**The problem:** Return the lines that follow, exactly as they appear, from the first through the one containing "Arial, Helvetica, sans-serif';"; no pictures are to be included.

**Source excerpt:**
################
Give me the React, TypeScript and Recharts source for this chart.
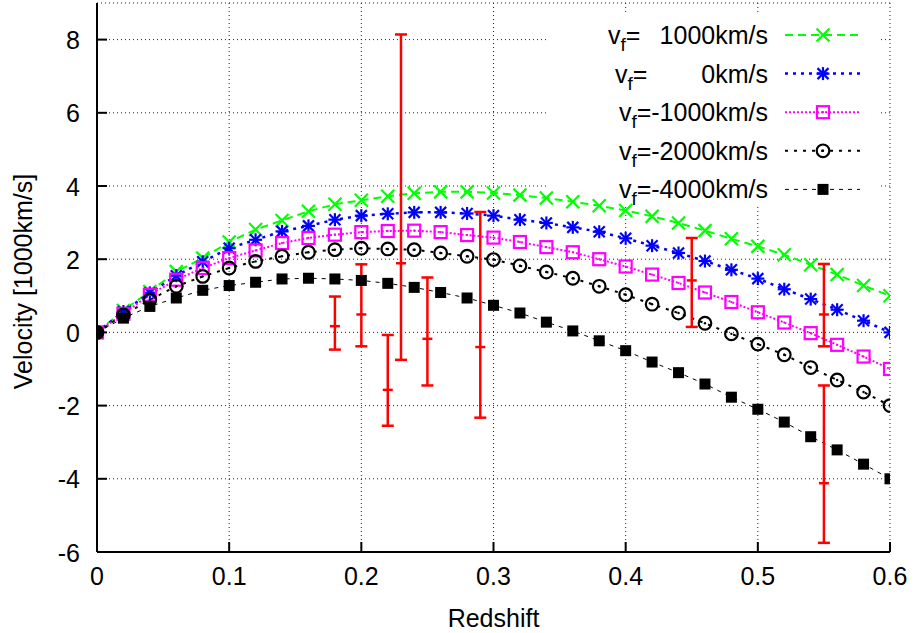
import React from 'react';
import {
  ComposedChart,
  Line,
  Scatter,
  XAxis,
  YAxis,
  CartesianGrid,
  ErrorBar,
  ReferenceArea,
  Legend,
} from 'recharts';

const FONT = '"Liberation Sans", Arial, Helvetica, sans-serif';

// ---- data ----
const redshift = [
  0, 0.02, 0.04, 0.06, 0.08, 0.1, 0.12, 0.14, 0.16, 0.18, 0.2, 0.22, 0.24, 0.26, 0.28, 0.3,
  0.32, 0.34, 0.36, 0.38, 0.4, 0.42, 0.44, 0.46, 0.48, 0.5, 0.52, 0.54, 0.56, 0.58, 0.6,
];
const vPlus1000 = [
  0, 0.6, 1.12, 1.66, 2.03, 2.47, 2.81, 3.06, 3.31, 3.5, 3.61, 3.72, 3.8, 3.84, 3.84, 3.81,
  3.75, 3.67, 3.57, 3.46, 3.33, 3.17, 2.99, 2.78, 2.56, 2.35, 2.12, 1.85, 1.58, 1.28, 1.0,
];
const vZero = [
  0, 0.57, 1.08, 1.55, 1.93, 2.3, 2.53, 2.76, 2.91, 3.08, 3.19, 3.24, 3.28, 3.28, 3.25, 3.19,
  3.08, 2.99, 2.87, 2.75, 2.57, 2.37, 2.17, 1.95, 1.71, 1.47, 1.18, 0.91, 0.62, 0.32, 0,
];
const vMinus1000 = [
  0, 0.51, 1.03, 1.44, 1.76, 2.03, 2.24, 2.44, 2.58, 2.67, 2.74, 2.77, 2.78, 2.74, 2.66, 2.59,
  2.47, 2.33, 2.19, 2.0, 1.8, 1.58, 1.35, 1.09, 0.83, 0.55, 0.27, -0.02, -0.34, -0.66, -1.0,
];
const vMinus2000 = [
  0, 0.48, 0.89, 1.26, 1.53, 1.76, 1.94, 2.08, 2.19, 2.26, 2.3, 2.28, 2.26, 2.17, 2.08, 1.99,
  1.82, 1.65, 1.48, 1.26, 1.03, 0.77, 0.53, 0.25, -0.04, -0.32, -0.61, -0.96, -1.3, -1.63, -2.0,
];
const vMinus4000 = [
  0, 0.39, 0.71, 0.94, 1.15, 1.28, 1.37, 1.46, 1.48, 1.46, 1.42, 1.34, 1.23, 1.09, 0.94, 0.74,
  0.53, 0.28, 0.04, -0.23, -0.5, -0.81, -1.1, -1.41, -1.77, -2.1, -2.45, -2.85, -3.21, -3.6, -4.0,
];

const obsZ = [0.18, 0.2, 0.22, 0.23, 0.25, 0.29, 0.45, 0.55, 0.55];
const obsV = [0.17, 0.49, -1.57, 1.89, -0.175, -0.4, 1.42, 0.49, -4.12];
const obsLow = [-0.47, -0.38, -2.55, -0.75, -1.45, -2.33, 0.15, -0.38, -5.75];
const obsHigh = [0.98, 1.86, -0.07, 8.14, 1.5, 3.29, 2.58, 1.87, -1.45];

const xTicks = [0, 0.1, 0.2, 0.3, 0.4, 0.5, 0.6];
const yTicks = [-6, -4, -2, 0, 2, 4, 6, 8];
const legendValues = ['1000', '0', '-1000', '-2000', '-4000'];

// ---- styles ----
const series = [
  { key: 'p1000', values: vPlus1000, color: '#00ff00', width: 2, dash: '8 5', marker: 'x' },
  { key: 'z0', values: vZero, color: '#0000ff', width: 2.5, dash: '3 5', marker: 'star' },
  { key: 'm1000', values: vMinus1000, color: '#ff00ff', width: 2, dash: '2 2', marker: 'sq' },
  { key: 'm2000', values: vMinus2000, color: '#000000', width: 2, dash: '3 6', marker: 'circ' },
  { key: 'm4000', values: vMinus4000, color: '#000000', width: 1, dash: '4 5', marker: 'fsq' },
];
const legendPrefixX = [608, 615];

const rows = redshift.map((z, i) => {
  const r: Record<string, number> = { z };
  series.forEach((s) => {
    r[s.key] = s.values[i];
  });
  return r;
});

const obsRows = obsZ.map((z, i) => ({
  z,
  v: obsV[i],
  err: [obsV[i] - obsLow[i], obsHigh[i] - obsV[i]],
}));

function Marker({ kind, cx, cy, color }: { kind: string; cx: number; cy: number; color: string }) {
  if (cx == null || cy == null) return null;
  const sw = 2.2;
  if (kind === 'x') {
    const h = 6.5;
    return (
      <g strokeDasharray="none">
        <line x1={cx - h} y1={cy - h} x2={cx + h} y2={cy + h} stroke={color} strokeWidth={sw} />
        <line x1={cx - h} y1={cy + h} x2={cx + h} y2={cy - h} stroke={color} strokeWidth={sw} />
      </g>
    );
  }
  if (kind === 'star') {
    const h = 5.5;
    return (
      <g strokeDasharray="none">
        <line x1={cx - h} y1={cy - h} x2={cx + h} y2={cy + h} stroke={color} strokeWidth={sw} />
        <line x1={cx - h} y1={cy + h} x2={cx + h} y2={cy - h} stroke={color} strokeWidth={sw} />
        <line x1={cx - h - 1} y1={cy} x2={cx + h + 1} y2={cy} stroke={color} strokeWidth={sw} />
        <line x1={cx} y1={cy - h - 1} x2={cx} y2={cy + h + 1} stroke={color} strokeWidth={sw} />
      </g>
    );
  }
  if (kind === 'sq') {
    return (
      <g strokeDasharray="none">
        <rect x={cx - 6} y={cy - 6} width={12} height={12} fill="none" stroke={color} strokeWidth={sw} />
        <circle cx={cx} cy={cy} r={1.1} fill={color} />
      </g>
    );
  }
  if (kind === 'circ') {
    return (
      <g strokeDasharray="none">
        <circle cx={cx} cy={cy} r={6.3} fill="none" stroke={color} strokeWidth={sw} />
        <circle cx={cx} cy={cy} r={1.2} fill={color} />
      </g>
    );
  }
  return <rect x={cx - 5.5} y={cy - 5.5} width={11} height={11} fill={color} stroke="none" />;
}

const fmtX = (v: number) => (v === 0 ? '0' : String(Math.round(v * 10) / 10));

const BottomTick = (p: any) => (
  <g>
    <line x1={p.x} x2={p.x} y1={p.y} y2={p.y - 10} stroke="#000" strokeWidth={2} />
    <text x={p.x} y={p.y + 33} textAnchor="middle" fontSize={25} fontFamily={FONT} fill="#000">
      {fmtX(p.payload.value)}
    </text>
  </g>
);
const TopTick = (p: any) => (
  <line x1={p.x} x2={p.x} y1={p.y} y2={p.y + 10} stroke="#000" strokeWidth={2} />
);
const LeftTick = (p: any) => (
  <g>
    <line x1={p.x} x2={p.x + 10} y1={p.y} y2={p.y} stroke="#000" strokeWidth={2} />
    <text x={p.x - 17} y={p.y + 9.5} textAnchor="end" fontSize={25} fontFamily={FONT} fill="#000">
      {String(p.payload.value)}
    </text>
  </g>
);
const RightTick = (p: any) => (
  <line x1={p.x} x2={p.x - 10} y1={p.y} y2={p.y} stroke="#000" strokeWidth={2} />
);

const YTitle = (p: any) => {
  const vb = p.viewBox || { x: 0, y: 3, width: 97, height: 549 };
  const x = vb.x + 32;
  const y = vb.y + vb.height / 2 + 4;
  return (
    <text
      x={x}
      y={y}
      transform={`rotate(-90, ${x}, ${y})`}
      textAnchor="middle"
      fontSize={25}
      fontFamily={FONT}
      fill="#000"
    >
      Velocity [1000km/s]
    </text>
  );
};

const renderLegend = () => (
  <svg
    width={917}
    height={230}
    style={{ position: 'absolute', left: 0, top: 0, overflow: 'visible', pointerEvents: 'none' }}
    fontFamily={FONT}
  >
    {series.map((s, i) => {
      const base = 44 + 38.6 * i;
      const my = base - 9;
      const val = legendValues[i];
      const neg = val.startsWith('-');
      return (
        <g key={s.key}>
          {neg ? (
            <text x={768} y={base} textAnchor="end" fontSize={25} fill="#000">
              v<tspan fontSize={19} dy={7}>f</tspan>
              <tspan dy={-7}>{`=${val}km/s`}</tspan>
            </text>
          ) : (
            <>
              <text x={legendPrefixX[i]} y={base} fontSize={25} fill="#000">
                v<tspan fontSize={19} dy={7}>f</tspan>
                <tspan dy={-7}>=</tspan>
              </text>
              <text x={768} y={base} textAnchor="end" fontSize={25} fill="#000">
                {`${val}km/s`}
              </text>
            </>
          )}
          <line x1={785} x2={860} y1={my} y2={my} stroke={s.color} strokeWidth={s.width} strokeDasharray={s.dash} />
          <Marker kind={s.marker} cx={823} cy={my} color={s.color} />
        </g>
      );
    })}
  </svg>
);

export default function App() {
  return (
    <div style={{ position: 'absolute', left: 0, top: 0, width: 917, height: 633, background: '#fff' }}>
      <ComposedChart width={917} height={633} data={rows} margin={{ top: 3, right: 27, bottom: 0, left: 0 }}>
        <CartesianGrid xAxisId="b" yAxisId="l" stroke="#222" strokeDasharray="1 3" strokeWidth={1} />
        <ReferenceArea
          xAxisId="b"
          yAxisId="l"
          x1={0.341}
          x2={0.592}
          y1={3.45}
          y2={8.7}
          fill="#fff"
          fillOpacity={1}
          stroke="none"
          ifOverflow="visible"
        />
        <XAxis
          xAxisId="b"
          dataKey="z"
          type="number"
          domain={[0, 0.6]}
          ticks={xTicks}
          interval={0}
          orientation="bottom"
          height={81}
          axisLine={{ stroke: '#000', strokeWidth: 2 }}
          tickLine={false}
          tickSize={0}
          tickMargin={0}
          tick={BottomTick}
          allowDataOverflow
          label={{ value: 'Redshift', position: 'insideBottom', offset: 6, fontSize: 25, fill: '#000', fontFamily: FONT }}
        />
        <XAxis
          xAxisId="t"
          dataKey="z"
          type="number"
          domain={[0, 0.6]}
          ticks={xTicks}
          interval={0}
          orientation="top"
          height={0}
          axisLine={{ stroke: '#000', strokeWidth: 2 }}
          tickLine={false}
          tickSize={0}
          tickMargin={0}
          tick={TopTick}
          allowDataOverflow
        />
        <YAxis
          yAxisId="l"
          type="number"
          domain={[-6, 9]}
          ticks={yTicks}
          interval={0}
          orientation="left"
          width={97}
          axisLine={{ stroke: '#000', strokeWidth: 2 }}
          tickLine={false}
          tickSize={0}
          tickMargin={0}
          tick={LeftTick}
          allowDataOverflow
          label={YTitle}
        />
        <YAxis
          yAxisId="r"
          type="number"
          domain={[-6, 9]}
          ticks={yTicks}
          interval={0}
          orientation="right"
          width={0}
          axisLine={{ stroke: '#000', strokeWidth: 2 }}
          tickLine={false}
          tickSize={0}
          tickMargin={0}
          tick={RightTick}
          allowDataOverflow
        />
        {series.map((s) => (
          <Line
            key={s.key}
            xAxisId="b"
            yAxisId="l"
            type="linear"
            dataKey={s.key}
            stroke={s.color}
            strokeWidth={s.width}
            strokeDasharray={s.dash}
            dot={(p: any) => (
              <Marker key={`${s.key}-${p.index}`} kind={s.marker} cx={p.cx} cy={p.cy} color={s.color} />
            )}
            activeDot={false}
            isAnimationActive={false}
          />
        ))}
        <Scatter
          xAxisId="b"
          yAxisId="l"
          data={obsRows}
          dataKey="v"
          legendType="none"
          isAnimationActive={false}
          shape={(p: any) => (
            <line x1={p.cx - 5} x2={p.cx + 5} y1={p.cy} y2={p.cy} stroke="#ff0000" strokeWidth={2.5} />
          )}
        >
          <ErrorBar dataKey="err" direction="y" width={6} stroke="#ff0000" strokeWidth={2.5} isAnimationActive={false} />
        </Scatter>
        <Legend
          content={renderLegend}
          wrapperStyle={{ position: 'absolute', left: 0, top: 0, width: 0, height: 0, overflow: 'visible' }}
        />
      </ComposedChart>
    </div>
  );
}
################
**Output for this task:**
Give me the React, TypeScript and Recharts source for this chart.
import React from 'react';
import {
  ComposedChart,
  Line,
  Scatter,
  XAxis,
  YAxis,
  CartesianGrid,
  ErrorBar,
  ReferenceArea,
  Legend,
} from 'recharts';

const FONT = '"Liberation Sans", Arial, Helvetica, sans-serif';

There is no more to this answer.